- _EXERCISE BRIEF_: Look through the data below and work out how many lines contain the string "with". Give the number alone.
— begin —
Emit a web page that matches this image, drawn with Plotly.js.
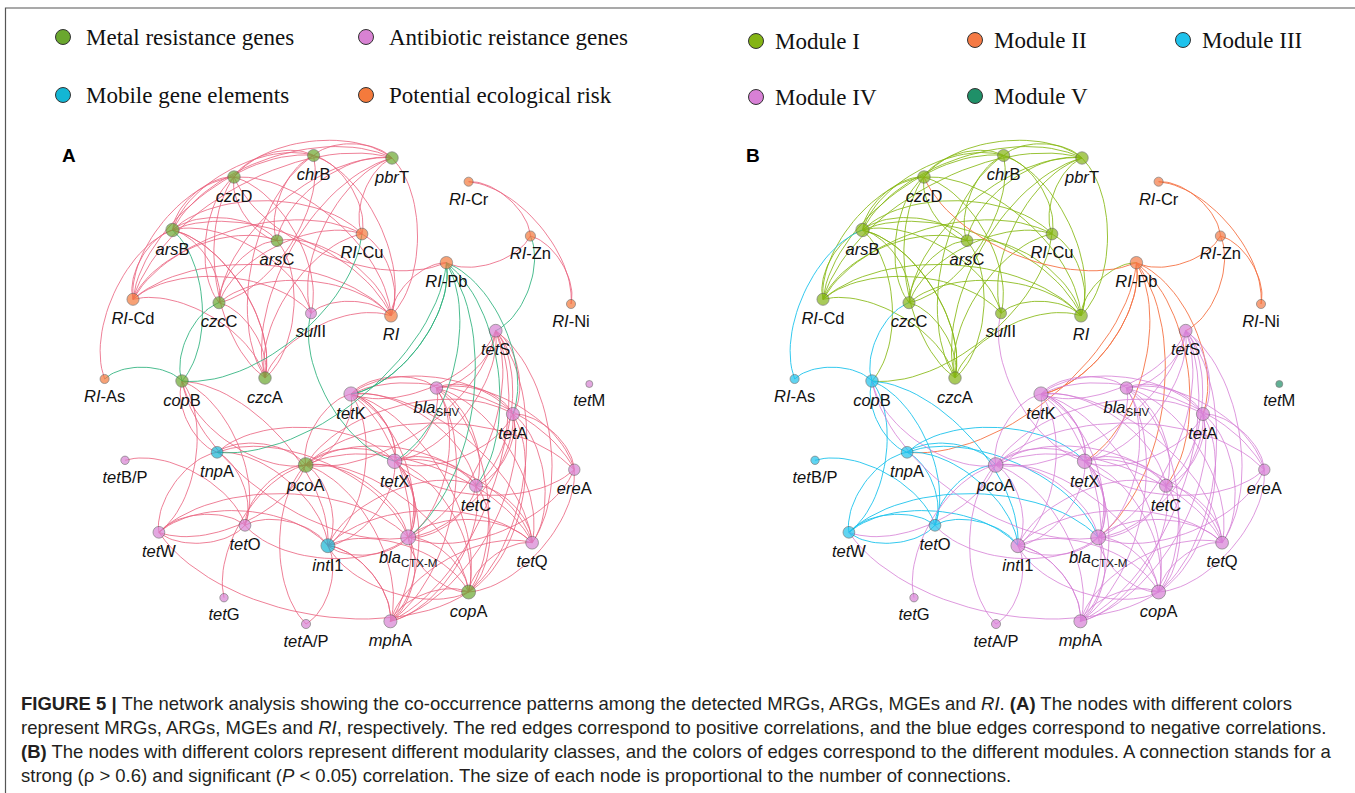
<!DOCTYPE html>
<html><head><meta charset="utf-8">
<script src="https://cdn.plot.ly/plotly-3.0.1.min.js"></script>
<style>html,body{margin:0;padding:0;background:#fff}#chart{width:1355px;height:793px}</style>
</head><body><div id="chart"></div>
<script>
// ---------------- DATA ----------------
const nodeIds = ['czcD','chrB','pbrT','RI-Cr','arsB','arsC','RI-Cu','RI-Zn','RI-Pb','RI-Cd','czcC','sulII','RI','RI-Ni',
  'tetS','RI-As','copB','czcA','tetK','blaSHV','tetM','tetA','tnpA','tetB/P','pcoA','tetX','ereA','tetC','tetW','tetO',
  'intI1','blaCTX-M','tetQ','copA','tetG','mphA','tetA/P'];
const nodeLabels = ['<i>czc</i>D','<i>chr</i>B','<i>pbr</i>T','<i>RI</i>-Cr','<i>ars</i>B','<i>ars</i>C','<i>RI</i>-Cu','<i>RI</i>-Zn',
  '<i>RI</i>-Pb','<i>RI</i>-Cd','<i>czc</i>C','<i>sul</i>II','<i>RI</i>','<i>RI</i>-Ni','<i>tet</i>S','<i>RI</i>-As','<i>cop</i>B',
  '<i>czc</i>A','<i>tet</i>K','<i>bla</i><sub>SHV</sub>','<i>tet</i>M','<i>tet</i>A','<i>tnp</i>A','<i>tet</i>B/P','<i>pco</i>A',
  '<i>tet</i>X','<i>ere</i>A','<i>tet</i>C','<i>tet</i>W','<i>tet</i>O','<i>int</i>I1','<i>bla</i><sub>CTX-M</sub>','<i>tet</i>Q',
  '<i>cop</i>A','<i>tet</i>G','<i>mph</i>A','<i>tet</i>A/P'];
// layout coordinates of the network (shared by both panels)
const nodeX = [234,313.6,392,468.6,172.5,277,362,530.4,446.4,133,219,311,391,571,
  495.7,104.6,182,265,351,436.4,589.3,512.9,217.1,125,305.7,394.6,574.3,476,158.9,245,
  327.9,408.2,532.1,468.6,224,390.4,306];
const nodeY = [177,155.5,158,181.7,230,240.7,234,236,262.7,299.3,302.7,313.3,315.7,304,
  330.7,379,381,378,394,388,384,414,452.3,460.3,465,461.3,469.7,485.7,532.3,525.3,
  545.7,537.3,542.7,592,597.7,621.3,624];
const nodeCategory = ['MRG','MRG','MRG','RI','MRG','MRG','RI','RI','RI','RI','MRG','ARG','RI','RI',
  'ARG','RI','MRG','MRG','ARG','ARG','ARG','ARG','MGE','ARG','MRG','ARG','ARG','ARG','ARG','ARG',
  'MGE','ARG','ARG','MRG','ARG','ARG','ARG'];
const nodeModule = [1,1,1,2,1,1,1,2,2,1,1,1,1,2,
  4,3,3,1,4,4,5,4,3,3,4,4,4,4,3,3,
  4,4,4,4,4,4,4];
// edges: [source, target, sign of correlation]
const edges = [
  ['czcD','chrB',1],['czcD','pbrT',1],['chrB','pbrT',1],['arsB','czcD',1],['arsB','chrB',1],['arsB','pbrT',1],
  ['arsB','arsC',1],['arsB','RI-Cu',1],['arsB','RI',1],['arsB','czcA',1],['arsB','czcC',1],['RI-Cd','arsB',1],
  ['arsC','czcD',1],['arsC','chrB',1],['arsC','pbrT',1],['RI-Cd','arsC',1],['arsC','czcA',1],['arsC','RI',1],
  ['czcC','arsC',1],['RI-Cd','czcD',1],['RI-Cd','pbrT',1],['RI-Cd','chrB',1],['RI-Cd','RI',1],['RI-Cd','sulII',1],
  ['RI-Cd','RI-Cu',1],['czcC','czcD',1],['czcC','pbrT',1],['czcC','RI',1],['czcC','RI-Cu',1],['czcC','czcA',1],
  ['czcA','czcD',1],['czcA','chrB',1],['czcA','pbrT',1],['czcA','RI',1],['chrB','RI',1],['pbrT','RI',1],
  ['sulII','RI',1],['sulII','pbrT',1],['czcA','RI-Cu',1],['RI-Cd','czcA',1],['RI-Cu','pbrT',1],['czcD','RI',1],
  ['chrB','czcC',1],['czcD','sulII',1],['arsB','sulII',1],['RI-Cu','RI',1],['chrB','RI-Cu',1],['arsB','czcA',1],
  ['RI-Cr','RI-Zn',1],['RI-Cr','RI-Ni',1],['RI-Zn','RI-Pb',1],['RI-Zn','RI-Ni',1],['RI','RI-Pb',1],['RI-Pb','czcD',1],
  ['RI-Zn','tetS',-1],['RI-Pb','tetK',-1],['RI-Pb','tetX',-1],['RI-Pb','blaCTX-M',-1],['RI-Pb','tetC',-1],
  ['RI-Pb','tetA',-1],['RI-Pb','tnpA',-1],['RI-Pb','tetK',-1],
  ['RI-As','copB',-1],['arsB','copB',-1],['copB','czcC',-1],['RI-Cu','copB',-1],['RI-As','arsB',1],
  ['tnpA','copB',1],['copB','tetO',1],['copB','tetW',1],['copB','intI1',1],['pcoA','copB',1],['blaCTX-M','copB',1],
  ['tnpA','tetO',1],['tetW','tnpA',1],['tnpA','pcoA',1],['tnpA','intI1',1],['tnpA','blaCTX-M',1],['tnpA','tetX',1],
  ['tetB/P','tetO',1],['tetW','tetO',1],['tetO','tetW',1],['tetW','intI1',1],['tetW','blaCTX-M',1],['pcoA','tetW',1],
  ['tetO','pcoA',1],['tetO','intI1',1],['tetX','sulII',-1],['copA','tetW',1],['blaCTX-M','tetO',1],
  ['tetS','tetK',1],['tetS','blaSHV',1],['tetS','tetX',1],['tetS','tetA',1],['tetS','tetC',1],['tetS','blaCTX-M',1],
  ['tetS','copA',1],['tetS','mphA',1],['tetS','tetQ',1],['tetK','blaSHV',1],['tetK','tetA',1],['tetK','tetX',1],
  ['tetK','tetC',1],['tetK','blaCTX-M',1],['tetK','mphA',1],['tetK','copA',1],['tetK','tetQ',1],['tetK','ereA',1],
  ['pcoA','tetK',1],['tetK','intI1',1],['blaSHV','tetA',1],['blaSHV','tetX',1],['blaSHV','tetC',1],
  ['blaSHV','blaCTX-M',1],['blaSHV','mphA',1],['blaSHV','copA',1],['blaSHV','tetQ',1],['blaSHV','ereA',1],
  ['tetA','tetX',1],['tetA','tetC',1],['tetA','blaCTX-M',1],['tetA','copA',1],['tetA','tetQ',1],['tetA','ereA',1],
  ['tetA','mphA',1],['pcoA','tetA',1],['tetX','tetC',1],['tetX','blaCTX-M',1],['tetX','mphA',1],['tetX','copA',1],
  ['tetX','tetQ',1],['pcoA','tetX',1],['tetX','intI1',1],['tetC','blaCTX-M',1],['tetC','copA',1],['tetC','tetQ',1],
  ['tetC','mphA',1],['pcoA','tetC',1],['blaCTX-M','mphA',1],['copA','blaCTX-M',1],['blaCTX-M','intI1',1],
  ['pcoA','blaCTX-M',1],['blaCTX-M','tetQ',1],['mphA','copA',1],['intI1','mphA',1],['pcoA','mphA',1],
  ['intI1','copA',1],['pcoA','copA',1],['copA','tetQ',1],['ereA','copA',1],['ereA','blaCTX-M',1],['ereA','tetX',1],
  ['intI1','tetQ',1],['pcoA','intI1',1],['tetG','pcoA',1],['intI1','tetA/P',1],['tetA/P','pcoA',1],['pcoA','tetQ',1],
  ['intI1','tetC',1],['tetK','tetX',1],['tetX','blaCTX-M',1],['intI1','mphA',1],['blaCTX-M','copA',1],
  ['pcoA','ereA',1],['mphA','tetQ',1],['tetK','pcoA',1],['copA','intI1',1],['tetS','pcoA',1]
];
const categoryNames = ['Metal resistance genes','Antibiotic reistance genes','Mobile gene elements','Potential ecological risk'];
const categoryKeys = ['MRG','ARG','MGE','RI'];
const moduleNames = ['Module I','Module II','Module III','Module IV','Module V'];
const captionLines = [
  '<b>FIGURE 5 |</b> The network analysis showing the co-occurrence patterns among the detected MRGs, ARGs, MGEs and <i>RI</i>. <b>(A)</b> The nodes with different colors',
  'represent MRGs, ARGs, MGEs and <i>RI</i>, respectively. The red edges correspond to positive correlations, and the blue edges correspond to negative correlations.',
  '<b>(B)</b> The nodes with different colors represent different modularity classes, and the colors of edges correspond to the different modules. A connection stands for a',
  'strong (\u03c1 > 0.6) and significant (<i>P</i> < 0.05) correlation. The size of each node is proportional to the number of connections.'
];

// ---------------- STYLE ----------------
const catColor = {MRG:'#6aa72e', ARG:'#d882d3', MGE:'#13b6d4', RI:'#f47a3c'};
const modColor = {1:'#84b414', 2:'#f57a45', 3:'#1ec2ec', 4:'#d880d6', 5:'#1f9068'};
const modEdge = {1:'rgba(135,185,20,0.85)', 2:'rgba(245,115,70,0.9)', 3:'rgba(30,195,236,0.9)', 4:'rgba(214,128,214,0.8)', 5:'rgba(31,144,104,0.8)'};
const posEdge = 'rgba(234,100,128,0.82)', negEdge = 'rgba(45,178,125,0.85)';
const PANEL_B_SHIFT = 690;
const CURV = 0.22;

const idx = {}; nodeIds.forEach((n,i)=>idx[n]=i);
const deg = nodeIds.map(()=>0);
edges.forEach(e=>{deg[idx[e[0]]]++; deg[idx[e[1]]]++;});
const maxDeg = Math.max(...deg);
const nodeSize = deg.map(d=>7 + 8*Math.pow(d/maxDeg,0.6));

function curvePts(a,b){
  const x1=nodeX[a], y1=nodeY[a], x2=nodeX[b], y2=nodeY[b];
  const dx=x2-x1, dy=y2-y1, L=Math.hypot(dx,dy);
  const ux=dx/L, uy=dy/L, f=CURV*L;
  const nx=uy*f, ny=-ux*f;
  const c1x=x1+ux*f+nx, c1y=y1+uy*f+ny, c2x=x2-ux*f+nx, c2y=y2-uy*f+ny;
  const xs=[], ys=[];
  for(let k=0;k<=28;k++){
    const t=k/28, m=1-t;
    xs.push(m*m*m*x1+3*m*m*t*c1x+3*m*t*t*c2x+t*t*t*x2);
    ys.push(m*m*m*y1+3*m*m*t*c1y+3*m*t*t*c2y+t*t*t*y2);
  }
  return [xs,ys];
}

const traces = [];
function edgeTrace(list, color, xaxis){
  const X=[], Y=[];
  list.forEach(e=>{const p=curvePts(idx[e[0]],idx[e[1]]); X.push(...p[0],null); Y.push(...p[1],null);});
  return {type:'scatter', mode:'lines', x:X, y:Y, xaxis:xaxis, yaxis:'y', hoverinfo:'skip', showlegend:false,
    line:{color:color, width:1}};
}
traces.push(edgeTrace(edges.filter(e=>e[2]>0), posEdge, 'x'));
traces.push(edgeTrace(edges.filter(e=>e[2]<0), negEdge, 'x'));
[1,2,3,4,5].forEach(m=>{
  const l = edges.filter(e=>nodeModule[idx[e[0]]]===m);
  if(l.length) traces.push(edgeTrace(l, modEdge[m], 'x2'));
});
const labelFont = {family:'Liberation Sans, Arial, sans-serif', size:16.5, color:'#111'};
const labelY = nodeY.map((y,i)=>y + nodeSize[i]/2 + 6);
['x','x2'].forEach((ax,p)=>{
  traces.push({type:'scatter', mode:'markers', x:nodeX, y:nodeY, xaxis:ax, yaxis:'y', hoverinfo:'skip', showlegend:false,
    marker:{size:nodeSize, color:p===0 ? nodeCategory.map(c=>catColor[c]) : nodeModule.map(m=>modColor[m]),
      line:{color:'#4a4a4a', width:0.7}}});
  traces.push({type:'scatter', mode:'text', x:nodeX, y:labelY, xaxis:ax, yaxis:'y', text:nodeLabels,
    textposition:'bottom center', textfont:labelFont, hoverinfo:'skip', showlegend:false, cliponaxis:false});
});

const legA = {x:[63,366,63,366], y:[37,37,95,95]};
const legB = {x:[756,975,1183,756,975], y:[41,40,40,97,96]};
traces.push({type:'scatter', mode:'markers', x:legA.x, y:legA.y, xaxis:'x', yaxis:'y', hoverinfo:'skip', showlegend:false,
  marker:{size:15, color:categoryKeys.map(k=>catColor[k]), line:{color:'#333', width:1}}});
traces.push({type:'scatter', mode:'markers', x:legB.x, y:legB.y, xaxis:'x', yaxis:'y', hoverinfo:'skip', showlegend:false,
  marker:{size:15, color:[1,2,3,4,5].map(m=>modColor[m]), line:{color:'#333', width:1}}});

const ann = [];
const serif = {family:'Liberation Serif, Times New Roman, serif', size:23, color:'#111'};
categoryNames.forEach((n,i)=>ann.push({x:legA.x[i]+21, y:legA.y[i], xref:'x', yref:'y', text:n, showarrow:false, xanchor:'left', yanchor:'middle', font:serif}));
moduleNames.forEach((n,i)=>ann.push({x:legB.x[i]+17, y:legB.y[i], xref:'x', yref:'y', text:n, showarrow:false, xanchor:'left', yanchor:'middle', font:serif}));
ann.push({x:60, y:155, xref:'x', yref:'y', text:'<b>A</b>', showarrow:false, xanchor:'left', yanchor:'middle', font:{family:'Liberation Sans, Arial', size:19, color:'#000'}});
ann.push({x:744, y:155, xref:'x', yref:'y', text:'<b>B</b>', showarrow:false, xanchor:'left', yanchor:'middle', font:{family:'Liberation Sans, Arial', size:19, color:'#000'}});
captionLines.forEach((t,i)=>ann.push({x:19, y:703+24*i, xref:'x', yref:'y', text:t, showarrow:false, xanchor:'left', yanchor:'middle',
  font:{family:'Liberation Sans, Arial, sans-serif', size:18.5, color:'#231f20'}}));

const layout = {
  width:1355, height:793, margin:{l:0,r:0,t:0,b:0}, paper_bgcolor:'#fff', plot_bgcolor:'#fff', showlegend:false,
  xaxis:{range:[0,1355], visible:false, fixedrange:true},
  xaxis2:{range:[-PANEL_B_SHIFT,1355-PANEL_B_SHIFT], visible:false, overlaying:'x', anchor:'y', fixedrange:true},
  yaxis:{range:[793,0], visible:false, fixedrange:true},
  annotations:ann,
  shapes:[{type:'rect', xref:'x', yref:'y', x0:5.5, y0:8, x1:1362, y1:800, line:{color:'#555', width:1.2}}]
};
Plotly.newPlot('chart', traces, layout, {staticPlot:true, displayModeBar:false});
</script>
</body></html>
— end —
- _ANSWER TO THIS TASK_: 3